## START Supplied material
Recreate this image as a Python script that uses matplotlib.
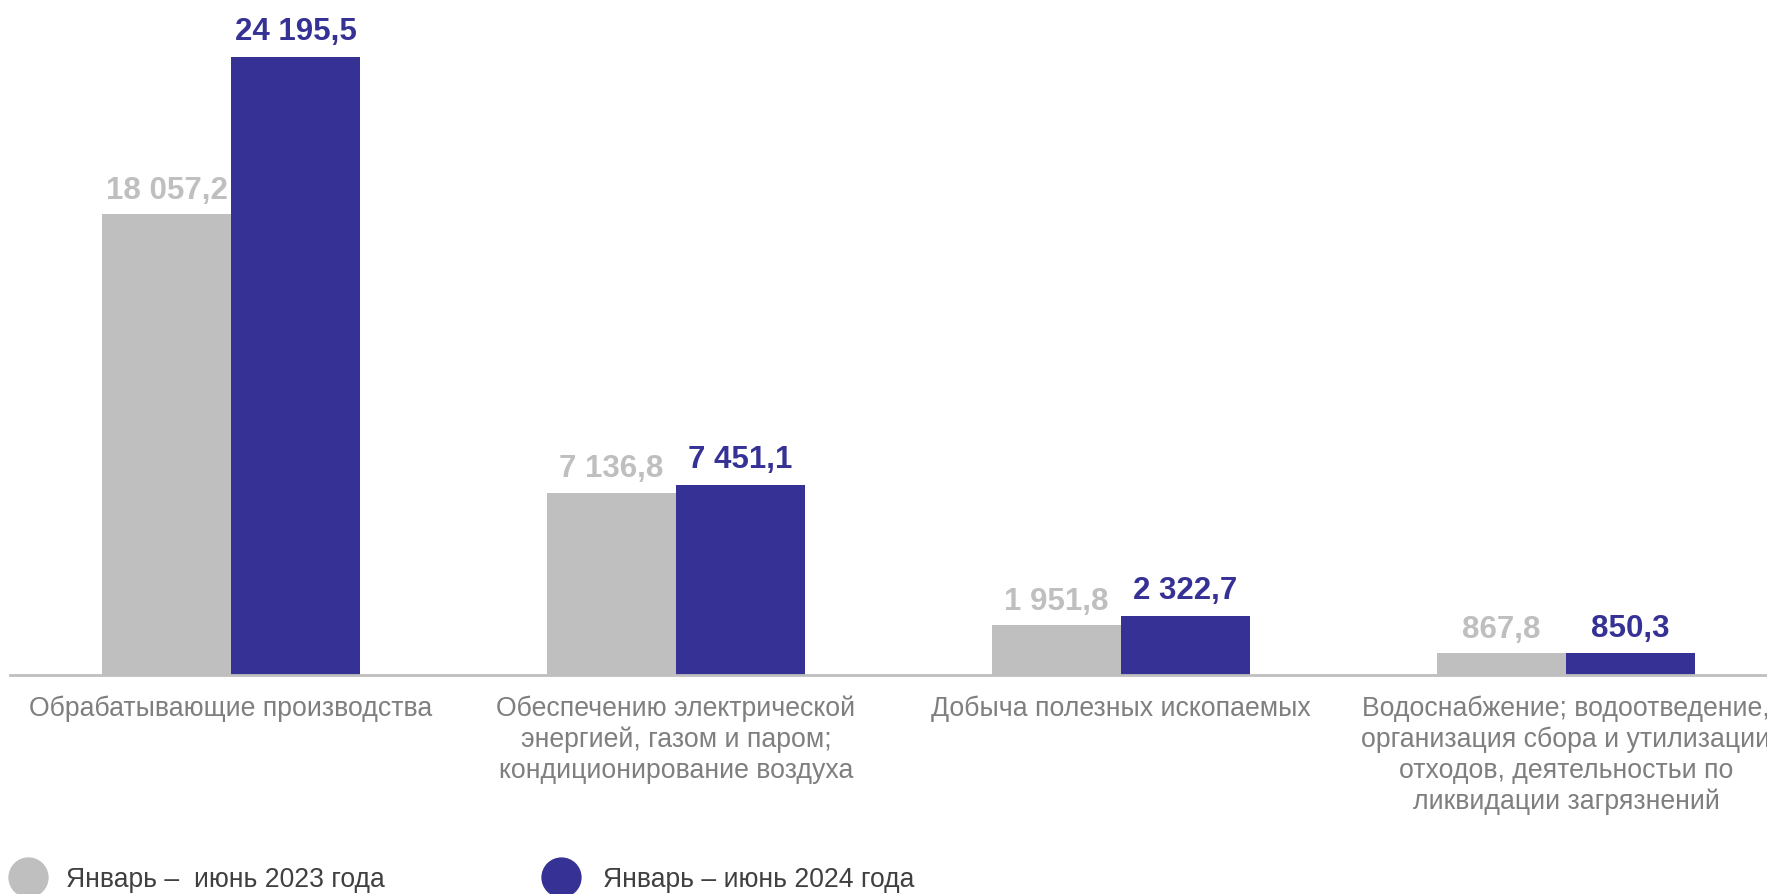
import matplotlib.pyplot as plt
from matplotlib.lines import Line2D

plt.rcParams["font.family"] = ["Liberation Sans", "DejaVu Sans"]

categories = [
    "Обрабатывающие производства",
    "Обеспечению электрической\nэнергией, газом и паром;\nкондиционирование воздуха",
    "Добыча полезных ископаемых",
    "Водоснабжение; водоотведение,\nорганизация сбора и утилизации\nотходов, деятельностьи по\nликвидации загрязнений",
]
values_2023 = [18057.2, 7136.8, 1951.8, 867.8]
values_2024 = [24195.5, 7451.1, 2322.7, 850.3]
labels_2023 = ["18 057,2", "7 136,8", "1 951,8", "867,8"]
labels_2024 = ["24 195,5", "7 451,1", "2 322,7", "850,3"]
series_names = ["Январь –  июнь 2023 года", "Январь – июнь 2024 года"]

GRAY = "#BFBFBF"
BLUE = "#363195"

W, H = 1767, 894
fig = plt.figure(figsize=(W / 100, H / 100), dpi=100)
ax = fig.add_axes([8.5 / W, 219 / H, 1780 / W, 675 / H])

x = list(range(len(categories)))
bw = 0.29
ax.bar([i - bw / 2 for i in x], values_2023, width=bw, color=GRAY)
ax.bar([i + bw / 2 for i in x], values_2024, width=bw, color=BLUE)

for i in x:
    ax.annotate(labels_2023[i], (i - bw / 2, values_2023[i]), xytext=(0, 11),
                textcoords="offset points", ha="center", va="baseline",
                fontsize=22.5, fontweight="bold", color=GRAY)
    ax.annotate(labels_2024[i], (i + bw / 2, values_2024[i]), xytext=(0, 12),
                textcoords="offset points", ha="center", va="baseline",
                fontsize=22.5, fontweight="bold", color=BLUE)

ax.set_xlim(-0.5, 3.5)
ax.set_ylim(0, 26430)
ax.set_xticks(x)
ax.set_xticklabels(categories, fontsize=19.2, color="#7F7F7F", linespacing=1.24)
ax.tick_params(axis="x", length=0, pad=14.5)
ax.set_yticks([])
for s in ["top", "right", "left"]:
    ax.spines[s].set_visible(False)
ax.spines["bottom"].set_color(GRAY)
ax.spines["bottom"].set_linewidth(2)
ax.spines["bottom"].set_bounds(-0.5 + 1.5 / 445, 3.5)

# legend
leg_x = [28, 561]
txt_x = [66, 603]
leg_y = [877, 877]
for name, c, lx, tx, ly in zip(series_names, [GRAY, BLUE], leg_x, txt_x, leg_y):
    fig.add_artist(Line2D([lx / W], [1 - ly / H], marker="o", markersize=28,
                          color=c, linestyle="none", transform=fig.transFigure))
    fig.text(tx / W, 1 - (ly + 3) / H, name, fontsize=19.1, color="#404040",
             ha="left", va="center")

fig.savefig("out.png", dpi=100)
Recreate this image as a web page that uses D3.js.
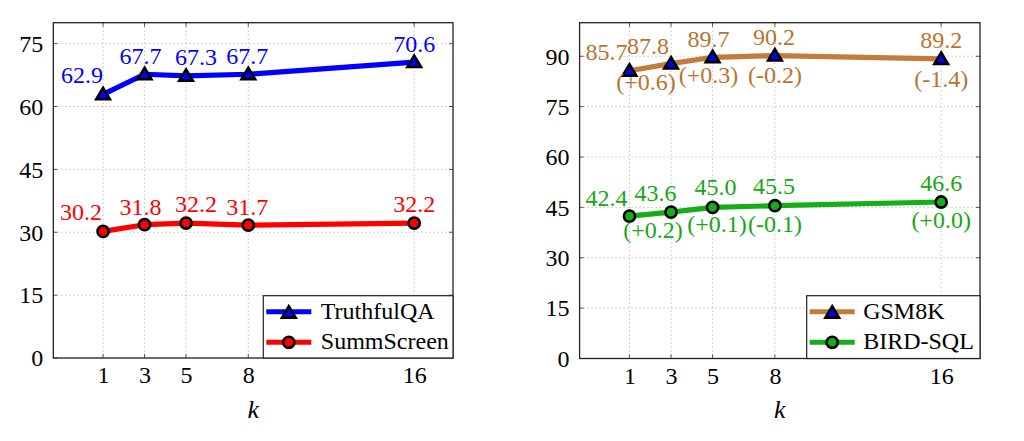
<!DOCTYPE html>
<html><head><meta charset="utf-8">
<script src="https://cdn.jsdelivr.net/npm/d3@7"></script>
<style>
html,body{margin:0;padding:0;background:#fff;}
svg text{font-family:"Liberation Serif","LiberationSerif","Tinos","Times New Roman","DejaVu Serif",serif !important;}
</style></head>
<body>
<svg id="chart" width="1024" height="441"></svg>
<script>
// ---- data ----
const kValues = [1, 3, 5, 8, 16];
const xTickLabels = ["1", "3", "5", "8", "16"];
const leftYTicks = [0, 15, 30, 45, 60, 75];
const rightYTicks = [0, 15, 30, 45, 60, 75, 90];
const truthfulQA = [62.9, 67.7, 67.3, 67.7, 70.6];
const summScreen = [30.2, 31.8, 32.2, 31.7, 32.2];
const gsm8k = [85.7, 87.8, 89.7, 90.2, 89.2];
const gsm8kDelta = [null, "(+0.6)", "(+0.3)", "(-0.2)", "(-1.4)"];
const birdSQL = [42.4, 43.6, 45.0, 45.5, 46.6];
const birdDelta = [null, "(+0.2)", "(+0.1)", "(-0.1)", "(+0.0)"];

// ---- style (label nudges, pixels) ----
const FONT = 24;
const nudgeLeftA = [[-21,-11],[-4,-10],[10,-11],[-1,-10],[0,-10]];
const nudgeLeftB = [[-22,-11],[-4,-10],[10,-11],[-1,-10],[0,-11]];
const nudgeRightA = [[-23,-10.5],[-23,-10],[-4,-10.5],[-1,-10.5],[0,-10.5]];
const nudgeRightB = [[-23,-10],[-15.5,-11.5],[3,-12],[-1,-11.5],[0,-11.5]];
const deltaNudgeA = [null,[-25,26],[-4,26],[0,27],[0,28]];
const deltaNudgeB = [null,[-18,26],[4.5,25],[0,26],[0,26]];

const svg = d3.select("#chart");

function triangle(g, cx, cy, fill) {
  const s = 6.5;
  g.append("path")
    .attr("d", `M${cx},${cy - s} L${cx + s * 1.05},${cy + s * 0.75} L${cx - s * 1.05},${cy + s * 0.75} Z`)
    .attr("fill", fill).attr("stroke", "#000").attr("stroke-width", 2.6)
    .attr("stroke-linejoin", "miter");
}
function circle(g, cx, cy, fill) {
  g.append("circle").attr("cx", cx).attr("cy", cy).attr("r", 5.6)
    .attr("fill", fill).attr("stroke", "#000").attr("stroke-width", 2.6);
}

function panel(cfg) {
  const g = svg.append("g");
  const x = d3.scaleLinear().domain([-1.4, 17.87]).range([cfg.left, cfg.right]);
  const y = d3.scaleLinear().domain([0, cfg.ymax]).range([cfg.bottom, cfg.top]);

  // grid
  const grid = g.append("g").attr("stroke", "#a8a8a8").attr("stroke-width", 1)
    .attr("stroke-dasharray", "1,3");
  kValues.forEach(k => grid.append("line").attr("x1", x(k)).attr("x2", x(k))
    .attr("y1", cfg.top).attr("y2", cfg.bottom));
  cfg.yTicks.forEach(v => grid.append("line").attr("x1", cfg.left).attr("x2", cfg.right)
    .attr("y1", y(v)).attr("y2", y(v)));

  // tick marks inside the frame
  const tk = g.append("g").attr("stroke", "#444").attr("stroke-width", 0.9);
  kValues.forEach(k => {
    tk.append("line").attr("x1", x(k)).attr("x2", x(k)).attr("y1", cfg.bottom).attr("y2", cfg.bottom - 4);
    tk.append("line").attr("x1", x(k)).attr("x2", x(k)).attr("y1", cfg.top).attr("y2", cfg.top + 4);
  });
  cfg.yTicks.forEach(v => {
    tk.append("line").attr("x1", cfg.left).attr("x2", cfg.left + 4).attr("y1", y(v)).attr("y2", y(v));
    tk.append("line").attr("x1", cfg.right).attr("x2", cfg.right - 4).attr("y1", y(v)).attr("y2", y(v));
  });

  // axes (labels via d3 axes)
  const xAxis = d3.axisBottom(x).tickValues(kValues).tickFormat((d, i) => xTickLabels[i])
    .tickSize(0).tickPadding(0);
  const xa = g.append("g").attr("transform", `translate(0,${cfg.bottom})`).call(xAxis);
  xa.select(".domain").remove();
  xa.selectAll("text").attr("font-size", FONT)
    .attr("fill", "#000").attr("dy", null).attr("y", 25);

  const yAxis = d3.axisLeft(y).tickValues(cfg.yTicks).tickSize(0).tickPadding(0);
  const ya = g.append("g").attr("transform", `translate(${cfg.left - 10},0)`).call(yAxis);
  ya.select(".domain").remove();
  ya.selectAll("text").attr("font-size", FONT)
    .attr("fill", "#000").attr("dy", null).attr("y", 7.8).attr("x", 0);

  // frame
  g.append("rect").attr("x", cfg.left).attr("y", cfg.top)
    .attr("width", cfg.right - cfg.left).attr("height", cfg.bottom - cfg.top)
    .attr("fill", "none").attr("stroke", "#222").attr("stroke-width", 1.3);

  // axis label
  g.append("text").attr("x", (cfg.left + cfg.right) / 2).attr("y", 418)
    .attr("text-anchor", "middle").attr("font-style", "italic").attr("font-size", 26).text("k");

  // series
  const line = d3.line().x((d, i) => x(kValues[i])).y(d => y(d));
  cfg.series.forEach(s => {
    g.append("path").datum(s.values).attr("d", line).attr("fill", "none")
      .attr("stroke", s.color).attr("stroke-width", 5.2).attr("stroke-linejoin", "round");
  });
  cfg.series.forEach(s => {
    s.values.forEach((v, i) => {
      const cx = x(kValues[i]), cy = y(v);
      if (s.marker === "tri") triangle(g, cx, cy, s.markerFill); else circle(g, cx, cy, s.markerFill);
      g.append("text").attr("x", cx + s.nudge[i][0]).attr("y", cy + s.nudge[i][1])
        .attr("text-anchor", "middle").attr("font-size", FONT).attr("fill", s.textColor)
        .text(v.toFixed(1));
      if (s.deltas && s.deltas[i]) {
        g.append("text").attr("x", cx + s.deltaNudge[i][0]).attr("y", cy + s.deltaNudge[i][1])
          .attr("text-anchor", "middle").attr("font-size", FONT).attr("fill", s.textColor)
          .text(s.deltas[i]);
      }
    });
  });

  // legend
  const lg = g.append("g");
  lg.append("rect").attr("x", cfg.legendX).attr("y", 295.7)
    .attr("width", cfg.right - cfg.legendX).attr("height", cfg.bottom - 295.7)
    .attr("fill", "#fff").attr("stroke", "#222").attr("stroke-width", 1.2);
  const rows = [311.7, 342.3];
  cfg.series.forEach((s, j) => {
    const x0 = cfg.legendX + 3, x1 = cfg.legendX + 48;
    lg.append("line").attr("x1", x0).attr("x2", x1).attr("y1", rows[j]).attr("y2", rows[j])
      .attr("stroke", s.color).attr("stroke-width", 5);
    const mx = (x0 + x1) / 2;
    if (s.marker === "tri") triangle(lg, mx, rows[j] + 1, s.markerFill); else circle(lg, mx, rows[j], s.markerFill);
    lg.append("text").attr("x", cfg.legendX + cfg.textOff).attr("y", rows[j] + 7)
      .attr("font-size", FONT).attr("fill", "#000").text(s.name);
  });
}

panel({
  left: 53.3, right: 453, top: 22.7, bottom: 358, ymax: 80, yTicks: leftYTicks,
  legendX: 263.3, textOff: 57.5,
  series: [
    { name: "TruthfulQA", values: truthfulQA, color: "#0000ff", textColor: "#0000ff",
      marker: "tri", markerFill: "#0000ff", nudge: nudgeLeftA },
    { name: "SummScreen", values: summScreen, color: "#ff0000", textColor: "#ff0000",
      marker: "circ", markerFill: "#ff0000", nudge: nudgeLeftB }
  ]
});

panel({
  left: 579.6, right: 980, top: 22.7, bottom: 358.5, ymax: 100, yTicks: rightYTicks,
  legendX: 806.7, textOff: 56.5,
  series: [
    { name: "GSM8K", values: gsm8k, color: "#c17d3c", textColor: "#b8742f",
      marker: "tri", markerFill: "#0000ff", nudge: nudgeRightA,
      deltas: gsm8kDelta, deltaNudge: deltaNudgeA },
    { name: "BIRD-SQL", values: birdSQL, color: "#16ae16", textColor: "#16a816",
      marker: "circ", markerFill: "#16ae16", nudge: nudgeRightB,
      deltas: birdDelta, deltaNudge: deltaNudgeB }
  ]
});
</script>
</body></html>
## END Supplied material
• Directive
Repeat only the lines between the start of the data and the line with "ax.bar([i + bw", including those two lines, and skip the pictures.

• Written response
Recreate this image as a Python script that uses matplotlib.
import matplotlib.pyplot as plt
from matplotlib.lines import Line2D

plt.rcParams["font.family"] = ["Liberation Sans", "DejaVu Sans"]

categories = [
    "Обрабатывающие производства",
    "Обеспечению электрической\nэнергией, газом и паром;\nкондиционирование воздуха",
    "Добыча полезных ископаемых",
    "Водоснабжение; водоотведение,\nорганизация сбора и утилизации\nотходов, деятельностьи по\nликвидации загрязнений",
]
values_2023 = [18057.2, 7136.8, 1951.8, 867.8]
values_2024 = [24195.5, 7451.1, 2322.7, 850.3]
labels_2023 = ["18 057,2", "7 136,8", "1 951,8", "867,8"]
labels_2024 = ["24 195,5", "7 451,1", "2 322,7", "850,3"]
series_names = ["Январь –  июнь 2023 года", "Январь – июнь 2024 года"]

GRAY = "#BFBFBF"
BLUE = "#363195"

W, H = 1767, 894
fig = plt.figure(figsize=(W / 100, H / 100), dpi=100)
ax = fig.add_axes([8.5 / W, 219 / H, 1780 / W, 675 / H])

x = list(range(len(categories)))
bw = 0.29
ax.bar([i - bw / 2 for i in x], values_2023, width=bw, color=GRAY)
ax.bar([i + bw / 2 for i in x], values_2024, width=bw, color=BLUE)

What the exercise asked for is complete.